• Information given
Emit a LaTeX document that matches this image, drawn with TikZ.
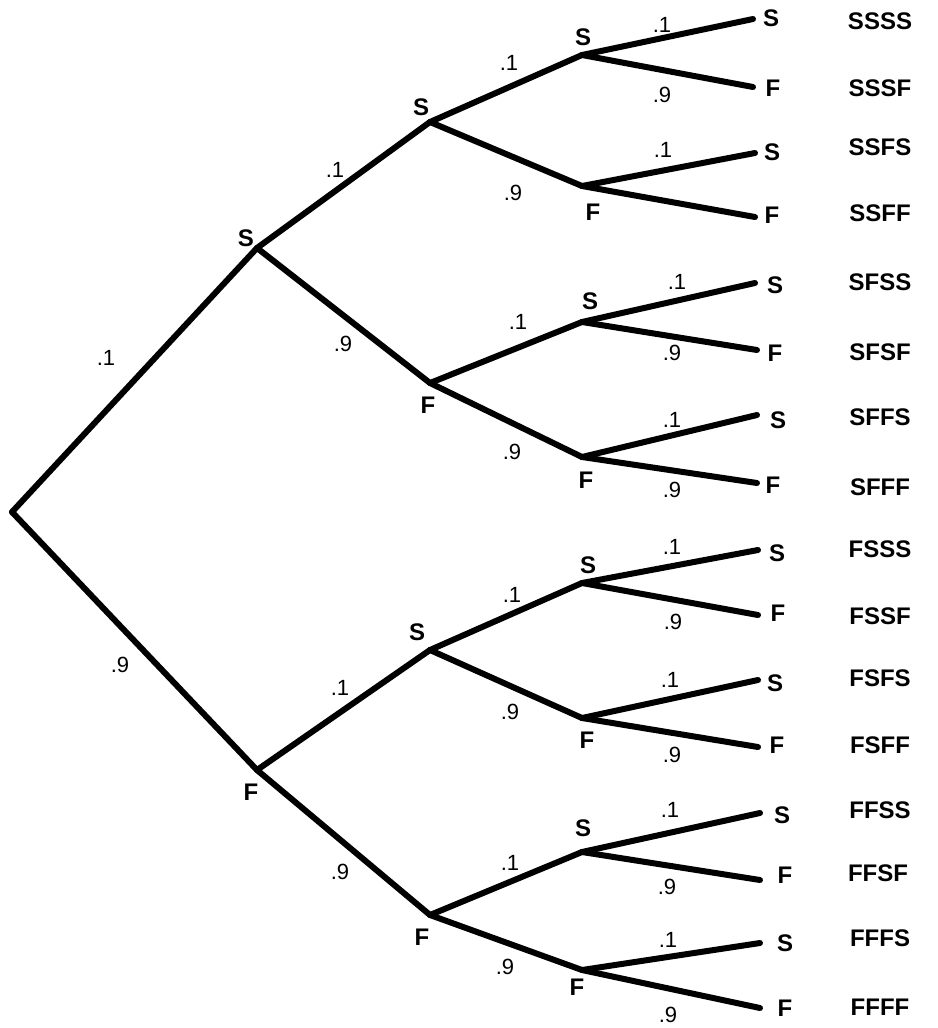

--

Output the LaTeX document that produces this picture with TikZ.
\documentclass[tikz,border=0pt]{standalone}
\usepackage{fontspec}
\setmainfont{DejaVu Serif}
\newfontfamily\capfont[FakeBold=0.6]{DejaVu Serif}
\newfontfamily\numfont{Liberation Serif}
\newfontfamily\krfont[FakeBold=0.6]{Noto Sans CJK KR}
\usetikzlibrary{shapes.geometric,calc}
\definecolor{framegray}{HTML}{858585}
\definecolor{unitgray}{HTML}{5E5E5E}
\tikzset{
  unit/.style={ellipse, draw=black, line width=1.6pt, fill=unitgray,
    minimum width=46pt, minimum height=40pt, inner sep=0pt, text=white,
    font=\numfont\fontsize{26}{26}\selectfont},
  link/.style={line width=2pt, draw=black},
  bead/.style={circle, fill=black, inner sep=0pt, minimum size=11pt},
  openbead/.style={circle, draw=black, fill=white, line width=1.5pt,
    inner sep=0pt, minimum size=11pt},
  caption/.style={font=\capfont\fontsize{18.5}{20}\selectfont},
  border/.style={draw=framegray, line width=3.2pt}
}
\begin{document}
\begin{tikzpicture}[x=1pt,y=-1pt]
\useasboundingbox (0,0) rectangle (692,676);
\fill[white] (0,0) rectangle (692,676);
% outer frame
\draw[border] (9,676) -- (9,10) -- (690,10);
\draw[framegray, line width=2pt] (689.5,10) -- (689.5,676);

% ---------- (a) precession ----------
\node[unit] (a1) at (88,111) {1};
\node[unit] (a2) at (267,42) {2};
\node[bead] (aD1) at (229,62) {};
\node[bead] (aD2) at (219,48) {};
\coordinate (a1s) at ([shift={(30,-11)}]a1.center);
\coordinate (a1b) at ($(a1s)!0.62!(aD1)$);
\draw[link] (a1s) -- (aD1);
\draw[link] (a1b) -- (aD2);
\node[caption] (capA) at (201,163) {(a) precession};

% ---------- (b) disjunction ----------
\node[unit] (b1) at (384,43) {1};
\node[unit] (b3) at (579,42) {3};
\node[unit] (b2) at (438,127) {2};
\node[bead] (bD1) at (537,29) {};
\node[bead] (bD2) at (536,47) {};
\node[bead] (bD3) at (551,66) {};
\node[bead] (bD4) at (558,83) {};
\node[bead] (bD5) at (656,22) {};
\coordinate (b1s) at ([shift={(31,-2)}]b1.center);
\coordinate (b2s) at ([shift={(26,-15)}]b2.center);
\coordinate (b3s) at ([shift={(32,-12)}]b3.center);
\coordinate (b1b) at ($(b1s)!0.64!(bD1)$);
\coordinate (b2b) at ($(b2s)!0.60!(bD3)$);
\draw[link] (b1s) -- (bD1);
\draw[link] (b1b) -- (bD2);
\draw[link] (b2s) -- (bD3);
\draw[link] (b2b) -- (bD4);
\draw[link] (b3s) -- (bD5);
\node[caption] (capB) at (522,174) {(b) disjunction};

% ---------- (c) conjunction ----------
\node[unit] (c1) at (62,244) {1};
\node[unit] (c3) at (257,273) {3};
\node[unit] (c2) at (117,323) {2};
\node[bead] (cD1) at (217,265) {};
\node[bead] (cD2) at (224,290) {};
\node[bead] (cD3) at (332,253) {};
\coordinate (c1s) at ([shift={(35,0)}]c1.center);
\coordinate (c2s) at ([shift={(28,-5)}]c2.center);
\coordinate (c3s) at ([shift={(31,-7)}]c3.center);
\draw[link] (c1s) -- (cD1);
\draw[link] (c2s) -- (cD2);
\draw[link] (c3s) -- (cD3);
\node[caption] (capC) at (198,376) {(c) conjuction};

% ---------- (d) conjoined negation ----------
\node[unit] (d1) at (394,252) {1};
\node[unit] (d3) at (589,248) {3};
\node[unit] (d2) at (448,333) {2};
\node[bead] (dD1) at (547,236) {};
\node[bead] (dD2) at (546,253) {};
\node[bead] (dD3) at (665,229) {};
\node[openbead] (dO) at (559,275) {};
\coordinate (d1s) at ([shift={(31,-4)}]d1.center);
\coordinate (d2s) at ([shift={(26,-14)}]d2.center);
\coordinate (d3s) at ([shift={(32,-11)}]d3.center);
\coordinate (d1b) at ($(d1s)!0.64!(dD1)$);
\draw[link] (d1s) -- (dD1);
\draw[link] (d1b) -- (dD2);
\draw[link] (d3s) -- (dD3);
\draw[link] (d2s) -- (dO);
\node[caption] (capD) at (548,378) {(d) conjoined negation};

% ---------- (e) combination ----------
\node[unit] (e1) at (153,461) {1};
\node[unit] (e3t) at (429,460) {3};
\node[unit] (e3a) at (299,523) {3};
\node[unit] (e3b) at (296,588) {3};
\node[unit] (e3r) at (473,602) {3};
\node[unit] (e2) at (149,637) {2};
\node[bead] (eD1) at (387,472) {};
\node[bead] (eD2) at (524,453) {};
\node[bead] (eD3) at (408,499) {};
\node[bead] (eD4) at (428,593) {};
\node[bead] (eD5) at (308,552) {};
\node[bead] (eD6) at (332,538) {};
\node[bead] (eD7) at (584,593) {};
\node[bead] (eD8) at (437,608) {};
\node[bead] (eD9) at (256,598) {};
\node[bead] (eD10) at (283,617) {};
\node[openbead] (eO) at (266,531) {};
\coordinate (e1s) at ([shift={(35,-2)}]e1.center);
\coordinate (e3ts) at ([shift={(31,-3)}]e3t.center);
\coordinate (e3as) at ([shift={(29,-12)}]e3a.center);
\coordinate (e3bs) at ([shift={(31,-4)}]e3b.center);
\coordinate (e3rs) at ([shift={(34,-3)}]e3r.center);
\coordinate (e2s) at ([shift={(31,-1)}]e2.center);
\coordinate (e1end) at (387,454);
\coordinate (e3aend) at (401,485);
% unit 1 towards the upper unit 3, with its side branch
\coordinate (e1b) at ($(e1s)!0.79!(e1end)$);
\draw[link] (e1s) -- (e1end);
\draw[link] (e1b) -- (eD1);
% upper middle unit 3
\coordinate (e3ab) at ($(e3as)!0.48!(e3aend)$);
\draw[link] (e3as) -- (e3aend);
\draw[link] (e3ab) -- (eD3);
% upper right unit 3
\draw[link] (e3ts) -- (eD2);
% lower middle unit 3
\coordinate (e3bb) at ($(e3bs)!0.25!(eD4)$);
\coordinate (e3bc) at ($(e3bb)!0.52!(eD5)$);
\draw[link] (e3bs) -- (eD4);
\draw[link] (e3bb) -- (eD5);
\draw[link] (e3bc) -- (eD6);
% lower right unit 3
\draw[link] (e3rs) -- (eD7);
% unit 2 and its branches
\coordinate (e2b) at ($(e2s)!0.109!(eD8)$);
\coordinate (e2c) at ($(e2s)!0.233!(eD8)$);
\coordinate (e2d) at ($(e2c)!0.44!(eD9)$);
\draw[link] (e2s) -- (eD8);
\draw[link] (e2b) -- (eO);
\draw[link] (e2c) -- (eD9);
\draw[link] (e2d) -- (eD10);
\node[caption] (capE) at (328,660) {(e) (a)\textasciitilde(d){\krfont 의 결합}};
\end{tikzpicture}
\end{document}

--

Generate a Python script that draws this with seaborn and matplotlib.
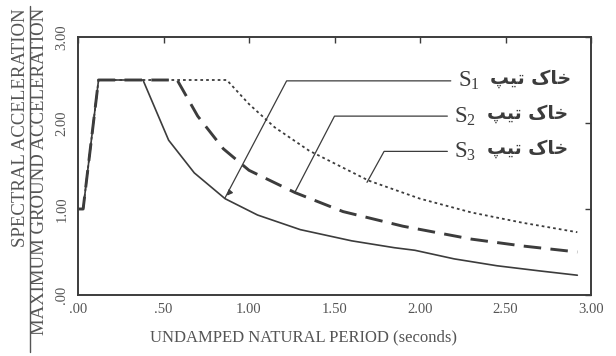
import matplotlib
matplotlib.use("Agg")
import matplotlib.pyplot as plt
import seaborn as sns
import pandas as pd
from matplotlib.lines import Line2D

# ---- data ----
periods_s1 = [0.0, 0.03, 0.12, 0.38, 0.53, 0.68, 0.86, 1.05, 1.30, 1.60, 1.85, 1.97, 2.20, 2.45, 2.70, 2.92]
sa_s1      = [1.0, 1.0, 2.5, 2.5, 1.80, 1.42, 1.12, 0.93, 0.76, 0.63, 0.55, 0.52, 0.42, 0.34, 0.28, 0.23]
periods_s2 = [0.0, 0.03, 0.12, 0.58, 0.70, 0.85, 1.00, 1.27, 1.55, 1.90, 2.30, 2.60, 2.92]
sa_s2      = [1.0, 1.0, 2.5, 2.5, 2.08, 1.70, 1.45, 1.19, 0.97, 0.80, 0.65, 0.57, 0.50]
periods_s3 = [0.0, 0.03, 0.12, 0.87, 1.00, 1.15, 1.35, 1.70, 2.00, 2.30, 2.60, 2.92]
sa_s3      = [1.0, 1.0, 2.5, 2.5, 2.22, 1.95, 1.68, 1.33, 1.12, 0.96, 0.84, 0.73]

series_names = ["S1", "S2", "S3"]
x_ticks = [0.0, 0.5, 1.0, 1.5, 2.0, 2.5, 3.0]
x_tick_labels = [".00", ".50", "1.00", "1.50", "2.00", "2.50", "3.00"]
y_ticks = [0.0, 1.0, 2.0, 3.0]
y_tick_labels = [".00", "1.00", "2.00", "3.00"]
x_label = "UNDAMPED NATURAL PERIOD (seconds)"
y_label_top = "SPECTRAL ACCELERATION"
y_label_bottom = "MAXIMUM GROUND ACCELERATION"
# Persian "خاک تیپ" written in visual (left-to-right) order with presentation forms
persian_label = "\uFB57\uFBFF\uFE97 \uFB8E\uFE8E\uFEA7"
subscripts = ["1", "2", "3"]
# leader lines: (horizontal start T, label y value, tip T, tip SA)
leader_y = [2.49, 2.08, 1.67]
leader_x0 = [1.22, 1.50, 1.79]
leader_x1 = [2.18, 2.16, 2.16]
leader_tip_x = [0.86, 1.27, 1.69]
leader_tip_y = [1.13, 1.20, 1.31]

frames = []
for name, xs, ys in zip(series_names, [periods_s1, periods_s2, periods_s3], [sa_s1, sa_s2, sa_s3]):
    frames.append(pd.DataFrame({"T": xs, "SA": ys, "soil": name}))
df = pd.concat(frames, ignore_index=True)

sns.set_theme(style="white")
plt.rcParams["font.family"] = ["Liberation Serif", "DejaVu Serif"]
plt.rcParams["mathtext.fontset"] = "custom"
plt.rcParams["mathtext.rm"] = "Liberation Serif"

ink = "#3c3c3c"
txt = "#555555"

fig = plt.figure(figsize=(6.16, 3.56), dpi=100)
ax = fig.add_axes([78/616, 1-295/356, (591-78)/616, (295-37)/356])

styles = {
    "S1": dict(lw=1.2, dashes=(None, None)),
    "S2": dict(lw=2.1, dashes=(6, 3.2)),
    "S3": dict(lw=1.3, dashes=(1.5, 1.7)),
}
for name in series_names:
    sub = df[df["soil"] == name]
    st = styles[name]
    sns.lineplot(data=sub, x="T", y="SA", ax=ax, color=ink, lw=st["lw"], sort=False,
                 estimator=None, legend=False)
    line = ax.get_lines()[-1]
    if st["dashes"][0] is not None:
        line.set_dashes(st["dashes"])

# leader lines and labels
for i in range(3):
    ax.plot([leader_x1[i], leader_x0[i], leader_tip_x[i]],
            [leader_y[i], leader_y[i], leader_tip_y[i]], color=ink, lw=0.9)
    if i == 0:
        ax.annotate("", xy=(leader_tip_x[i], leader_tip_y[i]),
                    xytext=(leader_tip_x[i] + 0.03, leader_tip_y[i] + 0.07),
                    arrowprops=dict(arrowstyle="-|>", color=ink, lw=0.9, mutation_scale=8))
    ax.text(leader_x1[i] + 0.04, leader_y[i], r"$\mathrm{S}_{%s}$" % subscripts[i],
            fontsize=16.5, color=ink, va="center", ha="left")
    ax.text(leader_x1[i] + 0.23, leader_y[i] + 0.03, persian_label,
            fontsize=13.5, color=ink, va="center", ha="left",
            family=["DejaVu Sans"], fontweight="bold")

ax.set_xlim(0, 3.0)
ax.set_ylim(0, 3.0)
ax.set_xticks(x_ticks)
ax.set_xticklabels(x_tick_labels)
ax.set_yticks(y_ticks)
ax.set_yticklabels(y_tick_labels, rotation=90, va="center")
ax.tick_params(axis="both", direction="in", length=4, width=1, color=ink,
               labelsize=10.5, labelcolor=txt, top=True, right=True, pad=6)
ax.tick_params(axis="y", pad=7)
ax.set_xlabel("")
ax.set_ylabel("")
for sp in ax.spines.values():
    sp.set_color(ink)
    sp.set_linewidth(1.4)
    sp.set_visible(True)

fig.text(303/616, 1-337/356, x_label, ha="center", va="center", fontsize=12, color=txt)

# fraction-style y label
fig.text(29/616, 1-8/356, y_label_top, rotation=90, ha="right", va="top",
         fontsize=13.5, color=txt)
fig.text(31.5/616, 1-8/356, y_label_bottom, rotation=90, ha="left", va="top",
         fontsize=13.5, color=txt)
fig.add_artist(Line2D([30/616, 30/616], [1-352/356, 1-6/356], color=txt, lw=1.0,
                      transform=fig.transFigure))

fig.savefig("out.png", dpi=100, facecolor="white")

• Given instruction
Transcribe nothing but the lines from the line with "Output the LaTeX" through the line with "(689.5,10) -- (689.5,676);", reproducing each exactly.

• Problem solution
Output the LaTeX document that produces this picture with TikZ.
\documentclass[tikz,border=0pt]{standalone}
\usepackage{fontspec}
\setmainfont{DejaVu Serif}
\newfontfamily\capfont[FakeBold=0.6]{DejaVu Serif}
\newfontfamily\numfont{Liberation Serif}
\newfontfamily\krfont[FakeBold=0.6]{Noto Sans CJK KR}
\usetikzlibrary{shapes.geometric,calc}
\definecolor{framegray}{HTML}{858585}
\definecolor{unitgray}{HTML}{5E5E5E}
\tikzset{
  unit/.style={ellipse, draw=black, line width=1.6pt, fill=unitgray,
    minimum width=46pt, minimum height=40pt, inner sep=0pt, text=white,
    font=\numfont\fontsize{26}{26}\selectfont},
  link/.style={line width=2pt, draw=black},
  bead/.style={circle, fill=black, inner sep=0pt, minimum size=11pt},
  openbead/.style={circle, draw=black, fill=white, line width=1.5pt,
    inner sep=0pt, minimum size=11pt},
  caption/.style={font=\capfont\fontsize{18.5}{20}\selectfont},
  border/.style={draw=framegray, line width=3.2pt}
}
\begin{document}
\begin{tikzpicture}[x=1pt,y=-1pt]
\useasboundingbox (0,0) rectangle (692,676);
\fill[white] (0,0) rectangle (692,676);
% outer frame
\draw[border] (9,676) -- (9,10) -- (690,10);
\draw[framegray, line width=2pt] (689.5,10) -- (689.5,676);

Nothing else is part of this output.